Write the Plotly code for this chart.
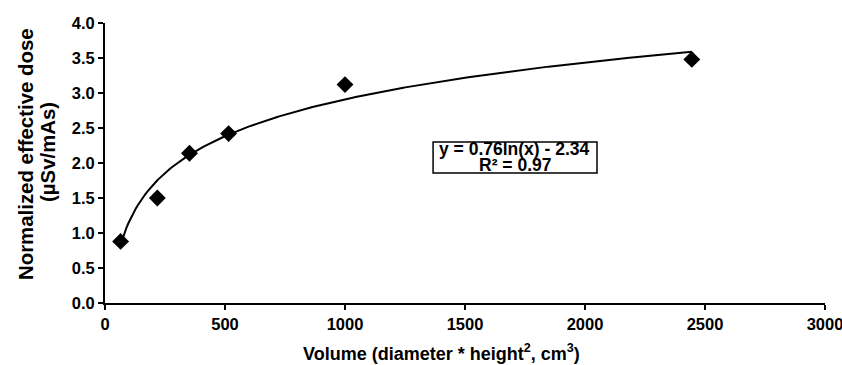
import numpy as np
import plotly.graph_objects as go

volume = [65, 218, 352, 515, 1000, 2445]
dose = [0.88, 1.50, 2.14, 2.42, 3.12, 3.48]
fit_a = 0.76
fit_b = -2.34
r2 = 0.97
x_ticks = [0, 500, 1000, 1500, 2000, 2500, 3000]
y_ticks = [0.0, 0.5, 1.0, 1.5, 2.0, 2.5, 3.0, 3.5, 4.0]

xf = np.linspace(min(volume), max(volume), 300)
yf = fit_a * np.log(xf) + fit_b

font = "Liberation Sans"
bold = dict(family=font, color="black", weight="bold")

fig = go.Figure()
fig.add_trace(go.Scatter(x=xf, y=yf, mode="lines",
                         line=dict(color="black", width=2), showlegend=False))
fig.add_trace(go.Scatter(x=volume, y=dose, mode="markers",
                         marker=dict(symbol="diamond", size=13, color="black"),
                         showlegend=False))

# equation box
fig.add_shape(type="rect", xref="x", yref="y", x0=1367, x1=2050, y0=1.857, y1=2.30,
              line=dict(color="black", width=1.5), fillcolor="white", layer="above")
fig.add_annotation(x=1708, y=2.195, xref="x", yref="y",
                   text=f"y = {fit_a:.2f}ln(x) - {abs(fit_b):.2f}",
                   showarrow=False, font=dict(size=17.5, **bold))
fig.add_annotation(x=1708, y=1.978, xref="x", yref="y",
                   text=f"R² = {r2:.2f}",
                   showarrow=False, font=dict(size=17.5, **bold))

# axis titles
fig.add_annotation(x=(441 - 105) / 720, y=(303 - 352) / 280, xref="paper", yref="paper",
                   text="Volume (diameter * height<sup>2</sup>, cm<sup>3</sup>)",
                   showarrow=False, xanchor="center", yanchor="middle",
                   font=dict(size=18, **bold))
fig.add_annotation(x=(26 - 105) / 720, y=(303 - 154) / 280, xref="paper", yref="paper",
                   text="Normalized effective dose", textangle=-90,
                   showarrow=False, xanchor="center", yanchor="middle",
                   font=dict(size=20.4, **bold))
fig.add_annotation(x=(48 - 105) / 720, y=(303 - 152) / 280, xref="paper", yref="paper",
                   text="(µSv/mAs)", textangle=-90,
                   showarrow=False, xanchor="center", yanchor="middle",
                   font=dict(size=20.4, **bold))

fig.update_layout(
    width=842, height=365,
    margin=dict(l=105, r=17, t=23, b=62),
    paper_bgcolor="white", plot_bgcolor="white",
    font=dict(family=font, color="black"),
)
fig.update_xaxes(range=[0, 3000], tickvals=x_ticks, ticktext=[str(v) for v in x_ticks],
                 showgrid=False, zeroline=False, showline=True, linecolor="black", linewidth=2,
                 ticks="outside", ticklen=5, tickwidth=2, tickcolor="black",
                 ticklabeloverflow="allow", automargin=False,
                 tickfont=dict(size=16.5, **bold))
fig.update_yaxes(range=[0, 4.0], tickvals=y_ticks, ticktext=[f"{v:.1f}" for v in y_ticks],
                 showgrid=False, zeroline=False, showline=True, linecolor="black", linewidth=2,
                 ticks="outside", ticklen=5, tickwidth=2, tickcolor="black",
                 automargin=False,
                 tickfont=dict(size=16.5, **bold))

fig.write_html("out.html", config={"displayModeBar": False},
               post_script="document.body.style.margin='0';")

◆ What the task asks: Reproduce the full material exactly, excluding the pictures.

◆ Answer to this problem:
Write the Plotly code for this chart.
import numpy as np
import plotly.graph_objects as go

volume = [65, 218, 352, 515, 1000, 2445]
dose = [0.88, 1.50, 2.14, 2.42, 3.12, 3.48]
fit_a = 0.76
fit_b = -2.34
r2 = 0.97
x_ticks = [0, 500, 1000, 1500, 2000, 2500, 3000]
y_ticks = [0.0, 0.5, 1.0, 1.5, 2.0, 2.5, 3.0, 3.5, 4.0]

xf = np.linspace(min(volume), max(volume), 300)
yf = fit_a * np.log(xf) + fit_b

font = "Liberation Sans"
bold = dict(family=font, color="black", weight="bold")

fig = go.Figure()
fig.add_trace(go.Scatter(x=xf, y=yf, mode="lines",
                         line=dict(color="black", width=2), showlegend=False))
fig.add_trace(go.Scatter(x=volume, y=dose, mode="markers",
                         marker=dict(symbol="diamond", size=13, color="black"),
                         showlegend=False))

# equation box
fig.add_shape(type="rect", xref="x", yref="y", x0=1367, x1=2050, y0=1.857, y1=2.30,
              line=dict(color="black", width=1.5), fillcolor="white", layer="above")
fig.add_annotation(x=1708, y=2.195, xref="x", yref="y",
                   text=f"y = {fit_a:.2f}ln(x) - {abs(fit_b):.2f}",
                   showarrow=False, font=dict(size=17.5, **bold))
fig.add_annotation(x=1708, y=1.978, xref="x", yref="y",
                   text=f"R² = {r2:.2f}",
                   showarrow=False, font=dict(size=17.5, **bold))

# axis titles
fig.add_annotation(x=(441 - 105) / 720, y=(303 - 352) / 280, xref="paper", yref="paper",
                   text="Volume (diameter * height<sup>2</sup>, cm<sup>3</sup>)",
                   showarrow=False, xanchor="center", yanchor="middle",
                   font=dict(size=18, **bold))
fig.add_annotation(x=(26 - 105) / 720, y=(303 - 154) / 280, xref="paper", yref="paper",
                   text="Normalized effective dose", textangle=-90,
                   showarrow=False, xanchor="center", yanchor="middle",
                   font=dict(size=20.4, **bold))
fig.add_annotation(x=(48 - 105) / 720, y=(303 - 152) / 280, xref="paper", yref="paper",
                   text="(µSv/mAs)", textangle=-90,
                   showarrow=False, xanchor="center", yanchor="middle",
                   font=dict(size=20.4, **bold))

fig.update_layout(
    width=842, height=365,
    margin=dict(l=105, r=17, t=23, b=62),
    paper_bgcolor="white", plot_bgcolor="white",
    font=dict(family=font, color="black"),
)
fig.update_xaxes(range=[0, 3000], tickvals=x_ticks, ticktext=[str(v) for v in x_ticks],
                 showgrid=False, zeroline=False, showline=True, linecolor="black", linewidth=2,
                 ticks="outside", ticklen=5, tickwidth=2, tickcolor="black",
                 ticklabeloverflow="allow", automargin=False,
                 tickfont=dict(size=16.5, **bold))
fig.update_yaxes(range=[0, 4.0], tickvals=y_ticks, ticktext=[f"{v:.1f}" for v in y_ticks],
                 showgrid=False, zeroline=False, showline=True, linecolor="black", linewidth=2,
                 ticks="outside", ticklen=5, tickwidth=2, tickcolor="black",
                 automargin=False,
                 tickfont=dict(size=16.5, **bold))

fig.write_html("out.html", config={"displayModeBar": False},
               post_script="document.body.style.margin='0';")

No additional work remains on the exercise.